Que Allô Taxi discute donc vainement le mode de "preuve " de la pratique incriminée ;

Considérant qu'un crédit relatif doit être accordé aux nombreuses attestations produites par Allô Taxi d'où il résulterait que les exploitants adhérents peuvent, par l'intermédiaire du standard téléphonique, être mis en contact avec tant leur clientèle propre que leur clientèle " commune ".

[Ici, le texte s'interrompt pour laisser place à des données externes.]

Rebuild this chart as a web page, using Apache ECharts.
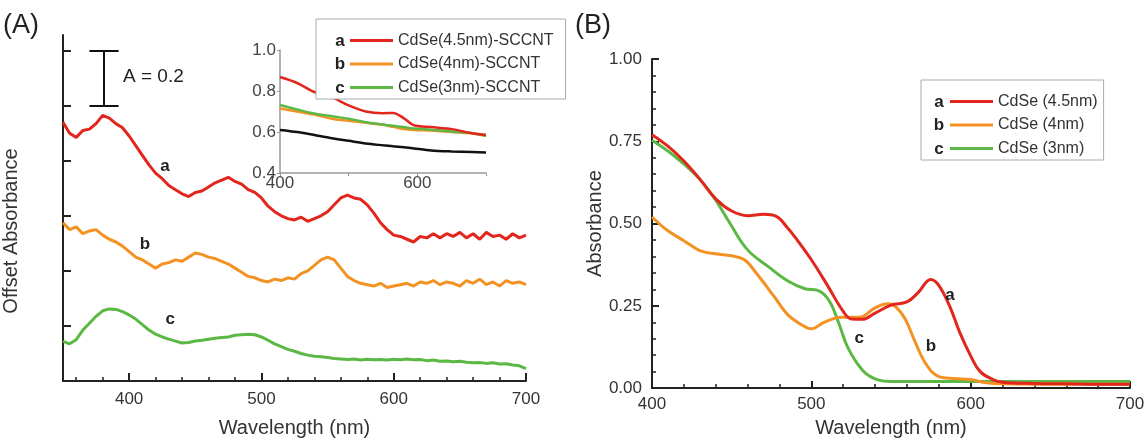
<!DOCTYPE html>
<html><head><meta charset="utf-8">
<script src="https://cdn.jsdelivr.net/npm/echarts@6/dist/echarts.min.js"></script>
<style>html,body{margin:0;padding:0;background:#fff}#c{width:1148px;height:443px}</style>
</head><body><div id="c"></div>
<script>
// ---------- Panel A (offset absorbance, noisy spectra) ----------
const wavelengthA = [350,355,360,365,370,375,380,385,390,395,400,405,410,415,420,425,430,435,440,445,450,455,460,465,470,475,480,485,490,495,500,505,510,515,520,525,530,535,540,545,550,555,560,565,570,575,580,585,590,595,600,605,610,615,620,625,630,635,640,645,650,655,660,665,670,675,680,685,690,695,700];
const offsetA = [.94,.90,.885,.91,.915,.935,.965,.955,.935,.92,.89,.855,.82,.785,.755,.735,.71,.695,.68,.67,.685,.69,.705,.72,.73,.74,.725,.715,.695,.685,.665,.635,.615,.60,.59,.585,.595,.58,.59,.60,.615,.64,.665,.675,.665,.66,.64,.61,.575,.55,.53,.525,.515,.505,.525,.52,.535,.52,.535,.525,.54,.52,.535,.515,.54,.525,.53,.515,.535,.52,.53];
const offsetB = [.575,.55,.56,.535,.545,.55,.53,.515,.505,.49,.47,.45,.44,.425,.41,.425,.43,.44,.435,.45,.465,.46,.45,.445,.435,.425,.41,.395,.38,.375,.365,.36,.37,.365,.375,.37,.39,.40,.42,.44,.45,.44,.41,.38,.365,.355,.35,.345,.355,.34,.345,.35,.355,.345,.36,.355,.365,.35,.36,.355,.345,.365,.355,.37,.35,.36,.345,.365,.355,.36,.35];
const offsetC = [.144,.135,.15,.185,.21,.235,.255,.262,.26,.252,.24,.225,.205,.185,.17,.16,.152,.145,.138,.14,.145,.148,.152,.155,.158,.16,.166,.168,.17,.168,.16,.148,.135,.125,.115,.108,.1,.094,.09,.088,.085,.082,.08,.078,.08,.076,.079,.077,.078,.076,.079,.077,.08,.077,.078,.074,.076,.072,.073,.07,.072,.068,.066,.067,.064,.066,.062,.063,.058,.055,.045];
const namesA = ['CdSe(4.5nm)-SCCNT','CdSe(4nm)-SCCNT','CdSe(3nm)-SCCNT'];
const xMajorA = [400,500,600,700];
const xMinorA = [360,380,420,440,460,480,520,540,560,580,620,640,660,680];
const yTicksA = [0.2,0.4,0.6,0.8,1.0,1.2];

// ---------- Inset ----------
const insetWavelength = [400,425,450,475,500,525,550,565,580,595,620,650,680,700];
const insetA = [.868,.839,.795,.77,.73,.70,.692,.693,.668,.633,.624,.614,.594,.585];
const insetB = [.715,.70,.685,.665,.655,.645,.635,.625,.615,.61,.607,.60,.593,.585];
const insetC = [.732,.71,.69,.677,.665,.648,.637,.63,.624,.617,.611,.603,.594,.58];
const insetBare = [.61,.60,.585,.57,.557,.544,.535,.53,.526,.52,.51,.505,.502,.50];
const insetXLabels = [400,600];
const insetXTicks = [400,500,600,700];

// ---------- Panel B (absorbance) ----------
const wlBa = [400,410,420,430,440,450,460,470,478,485,490,500,510,520,525,532,540,550,560,567,575,580,587,593,600,606,614,620,640,660,680,700];
const absBa = [.77,.735,.69,.635,.575,.538,.524,.528,.522,.487,.457,.39,.313,.233,.21,.209,.228,.252,.262,.29,.33,.312,.247,.171,.098,.05,.026,.018,.014,.013,.012,.012];
const wlBb = [400,410,420,430,440,450,458,466,477,485,494,500,508,519,530,540,548,553,559,565,572,580,590,600,610,620,650,700];
const absBb = [.52,.478,.448,.418,.408,.402,.39,.346,.276,.224,.192,.18,.2,.215,.215,.244,.256,.247,.209,.142,.073,.035,.029,.026,.016,.013,.012,.012];
const wlBc = [400,413,428,439,449,460,473,485,496,504,511,517,523,532,540,550,600,650,700];
const absBc = [.753,.709,.645,.578,.50,.42,.369,.326,.302,.297,.267,.20,.122,.055,.028,.02,.02,.02,.02];
const namesB = ['CdSe (4.5nm)','CdSe (4nm)','CdSe (3nm)'];

const RED = '#e3261d', ORANGE = '#f39223', GREEN = '#5cb845', BLACK = '#111';
const FONT = "'Liberation Sans', Arial, sans-serif";
const TXT = '#333';
const zip = (xs, ys) => xs.map((x, i) => [x, ys[i]]);

function letter(name, coord) {
  return {
    symbol: 'rect', symbolSize: 1, silent: true,
    itemStyle: { color: 'rgba(0,0,0,0)' },
    label: { show: true, position: 'inside', formatter: p => p.name, fontSize: 17, fontWeight: 'bold', color: '#222', fontFamily: FONT },
    data: [{ name: name, coord: coord }]
  };
}

const chart = echarts.init(document.getElementById('c'), null, { renderer: 'canvas' });
const axisLine = (c, w) => ({ show: true, lineStyle: { color: c, width: w } });

chart.setOption({
  animation: false,
  textStyle: { fontFamily: FONT },
  grid: [
    { left: 63, top: 35, width: 463, height: 350 },
    { left: 280, top: 50, width: 206, height: 123 },
    { left: 652, top: 59, width: 478, height: 343 }
  ],
  xAxis: [
    { gridIndex: 0, type: 'value', min: 350, max: 700, axisLine: axisLine('#222', 2),
      axisTick: { show: true, inside: true, length: 8, customValues: xMajorA, lineStyle: { color: '#222', width: 2 } },
      axisLabel: { customValues: xMajorA, fontSize: 17, color: TXT, margin: 10 },
      splitLine: { show: false },
      name: 'Wavelength (nm)', nameLocation: 'middle', nameGap: 37, nameTextStyle: { fontSize: 20, color: TXT } },
    { gridIndex: 0, type: 'value', min: 350, max: 700, position: 'bottom', axisLine: { show: false },
      axisTick: { show: true, inside: true, length: 4, customValues: xMinorA, lineStyle: { color: '#222', width: 1.5 } },
      axisLabel: { show: false }, splitLine: { show: false } },
    { gridIndex: 1, type: 'value', min: 400, max: 700, axisLine: axisLine('#999', 1.5),
      axisTick: { show: true, length: 3, customValues: insetXTicks, lineStyle: { color: '#999' } },
      axisLabel: { customValues: insetXLabels, fontSize: 17, color: '#444', margin: 2 },
      splitLine: { show: false } },
    { gridIndex: 2, type: 'value', min: 400, max: 700, interval: 100, axisLine: axisLine('#222', 2),
      axisTick: { show: true, inside: true, length: 7, lineStyle: { color: '#222', width: 2 } },
      minorTick: { show: true, splitNumber: 5, length: 4, lineStyle: { color: '#222', width: 1.5 } },
      axisLabel: { fontSize: 17, color: TXT, margin: 8 },
      splitLine: { show: false },
      name: 'Wavelength (nm)', nameLocation: 'middle', nameGap: 26, nameTextStyle: { fontSize: 20, color: TXT } }
  ],
  yAxis: [
    { gridIndex: 0, type: 'value', min: 0, max: 1.257, axisLine: axisLine('#222', 2),
      axisTick: { show: true, inside: true, length: 8, customValues: yTicksA, lineStyle: { color: '#222', width: 2 } },
      axisLabel: { show: false }, splitLine: { show: false },
      name: 'Offset Absorbance', nameLocation: 'middle', nameGap: 42,
      nameTextStyle: { fontSize: 20, color: TXT, padding: [0, 46, 0, 0] } },
    { gridIndex: 1, type: 'value', min: 0.4, max: 1.0, interval: 0.2, axisLine: axisLine('#999', 1.5),
      axisTick: { show: true, length: 3, lineStyle: { color: '#999' } },
      axisLabel: { fontSize: 17, color: '#444', margin: 4, formatter: v => v.toFixed(1) },
      splitLine: { show: false } },
    { gridIndex: 2, type: 'value', min: 0, max: 1, interval: 0.25, axisLine: axisLine('#222', 2),
      axisTick: { show: true, inside: true, length: 7, lineStyle: { color: '#222', width: 2 } },
      minorTick: { show: true, splitNumber: 5, length: 4, lineStyle: { color: '#222', width: 1.5 } },
      axisLabel: { fontSize: 17, color: TXT, margin: 10, formatter: v => v.toFixed(2) },
      splitLine: { show: false },
      name: 'Absorbance', nameLocation: 'middle', nameGap: 47, nameTextStyle: { fontSize: 20, color: TXT } }
  ],
  legend: [
    { data: namesA, orient: 'vertical', left: 316, top: 19, icon: 'rect', itemWidth: 43, itemHeight: 3, itemGap: 4.5,
      padding: [12, 12, 2, 34], borderColor: '#aaa', borderWidth: 1, backgroundColor: '#fff',
      textStyle: { fontSize: 16, color: TXT, lineHeight: 19, fontFamily: FONT } },
    { data: namesB, orient: 'vertical', left: 921, top: 80, icon: 'rect', itemWidth: 43, itemHeight: 3, itemGap: 4.5,
      padding: [12, 6, 2, 29], borderColor: '#aaa', borderWidth: 1, backgroundColor: '#fff',
      textStyle: { fontSize: 16, color: TXT, lineHeight: 19, fontFamily: FONT } }
  ],
  graphic: [
    { type: 'text', left: 3, top: 12, style: { text: '(A)', fontSize: 27, fill: '#222', fontFamily: FONT } },
    { type: 'text', left: 575, top: 12, style: { text: '(B)', fontSize: 27, fill: '#222', fontFamily: FONT } },
    { type: 'text', left: 123, top: 67, style: { text: 'A = 0.2', fontSize: 19, fill: '#222', fontFamily: FONT } },
    { type: 'text', x: 340, y: 41, style: { text: 'a', fontSize: 17, fontWeight: 'bold', fill: '#222', align: 'center', verticalAlign: 'middle', fontFamily: FONT }, z: 100 },
    { type: 'text', x: 340, y: 64.5, style: { text: 'b', fontSize: 17, fontWeight: 'bold', fill: '#222', align: 'center', verticalAlign: 'middle', fontFamily: FONT }, z: 100 },
    { type: 'text', x: 340, y: 88, style: { text: 'c', fontSize: 17, fontWeight: 'bold', fill: '#222', align: 'center', verticalAlign: 'middle', fontFamily: FONT }, z: 100 },
    { type: 'text', x: 939, y: 102, style: { text: 'a', fontSize: 17, fontWeight: 'bold', fill: '#222', align: 'center', verticalAlign: 'middle', fontFamily: FONT }, z: 100 },
    { type: 'text', x: 939, y: 125.5, style: { text: 'b', fontSize: 17, fontWeight: 'bold', fill: '#222', align: 'center', verticalAlign: 'middle', fontFamily: FONT }, z: 100 },
    { type: 'text', x: 939, y: 149, style: { text: 'c', fontSize: 17, fontWeight: 'bold', fill: '#222', align: 'center', verticalAlign: 'middle', fontFamily: FONT }, z: 100 }
  ],
  series: [
    { name: namesA[0], type: 'line', xAxisIndex: 0, yAxisIndex: 0, data: zip(wavelengthA, offsetA), showSymbol: false,
      lineStyle: { color: RED, width: 3 }, itemStyle: { color: RED },
      markPoint: letter('a', [427, 0.78]),
      markLine: { silent: true, symbol: 'none', label: { show: false }, lineStyle: { color: '#111', width: 2, type: 'solid' },
        data: [
          [{ coord: [381, 1.0] }, { coord: [381, 1.2] }],
          [{ coord: [370, 1.2] }, { coord: [392, 1.2] }],
          [{ coord: [370, 1.0] }, { coord: [392, 1.0] }]
        ] } },
    { name: namesA[1], type: 'line', xAxisIndex: 0, yAxisIndex: 0, data: zip(wavelengthA, offsetB), showSymbol: false,
      lineStyle: { color: ORANGE, width: 3 }, itemStyle: { color: ORANGE }, markPoint: letter('b', [412, 0.495]) },
    { name: namesA[2], type: 'line', xAxisIndex: 0, yAxisIndex: 0, data: zip(wavelengthA, offsetC), showSymbol: false,
      lineStyle: { color: GREEN, width: 3 }, itemStyle: { color: GREEN }, markPoint: letter('c', [431, 0.223]) },

    { name: 'inset-bare', type: 'line', xAxisIndex: 2, yAxisIndex: 1, data: zip(insetWavelength, insetBare), showSymbol: false, smooth: 0.3,
      lineStyle: { color: BLACK, width: 2.5 } },
    { name: 'inset-b', type: 'line', xAxisIndex: 2, yAxisIndex: 1, data: zip(insetWavelength, insetB), showSymbol: false, smooth: 0.3,
      lineStyle: { color: ORANGE, width: 2.5 } },
    { name: 'inset-c', type: 'line', xAxisIndex: 2, yAxisIndex: 1, data: zip(insetWavelength, insetC), showSymbol: false, smooth: 0.3,
      lineStyle: { color: GREEN, width: 2.5 } },
    { name: 'inset-a', type: 'line', xAxisIndex: 2, yAxisIndex: 1, data: zip(insetWavelength, insetA), showSymbol: false, smooth: 0.3,
      lineStyle: { color: RED, width: 2.5 } },

    { name: namesB[2], type: 'line', xAxisIndex: 3, yAxisIndex: 2, data: zip(wlBc, absBc), showSymbol: false, smooth: 0.4,
      lineStyle: { color: GREEN, width: 3 }, itemStyle: { color: GREEN }, markPoint: letter('c', [530, 0.151]) },
    { name: namesB[1], type: 'line', xAxisIndex: 3, yAxisIndex: 2, data: zip(wlBb, absBb), showSymbol: false, smooth: 0.4,
      lineStyle: { color: ORANGE, width: 3 }, itemStyle: { color: ORANGE }, markPoint: letter('b', [575, 0.128]) },
    { name: namesB[0], type: 'line', xAxisIndex: 3, yAxisIndex: 2, data: zip(wlBa, absBa), showSymbol: false, smooth: 0.4,
      lineStyle: { color: RED, width: 3 }, itemStyle: { color: RED }, markPoint: letter('a', [587, 0.282]) }
  ]
});
</script></body></html>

Qu'en effet, outre qu'il n'a pas été avancé au cours de l'enquête, cet argument contredit le sens des déclarations des responsables de Allô Taxi comme la finalité même du standard téléphonique telle qu'elle a été conçue par ces deniers ;

Qu'au surplus cet argument est difficilement compatible avec le souhait de Allô Taxi, motif du présent recours, de maintenir la disposition en cause dans son règlement intérieur ; que, logiquement et compte tenu de la teneur des attestations, cette disposition devrait pouvoir être supprimée sans inconvénient si, comme elle l'affirme, Allô Taxi n'a jamais eu l'intention d'entraver la concurrence ;

Considérant que Allô Taxi n'invoque pas réellement les dispositions de l'article 10 de l'ordonnance du 1er décembre 1986 ;

Considérant que la requérante ne conteste pas davantage les critères mis en œuvre par le conseil pour la détermination de la sanction pécuniaire en application de l'article 13 de l'ordonnance ;

Que, contrairement à ce qu'elle parait affirmer, le montant modéré de la sanction pécuniaire qui lui a été infligée n'est pas disproportionné par rapport à l'importance du dommage cause à l'économie ;

Considérant ainsi que le recours sera rejeté,

Par ces motifs : Statuant dans la limite du recours, Rejette le recours formé par la société Allô Taxi contre la décision n° 96-D-53 du 17 septembre 1996 du Conseil de la concurrence ; Condamne la société Allô Taxi aux dépens.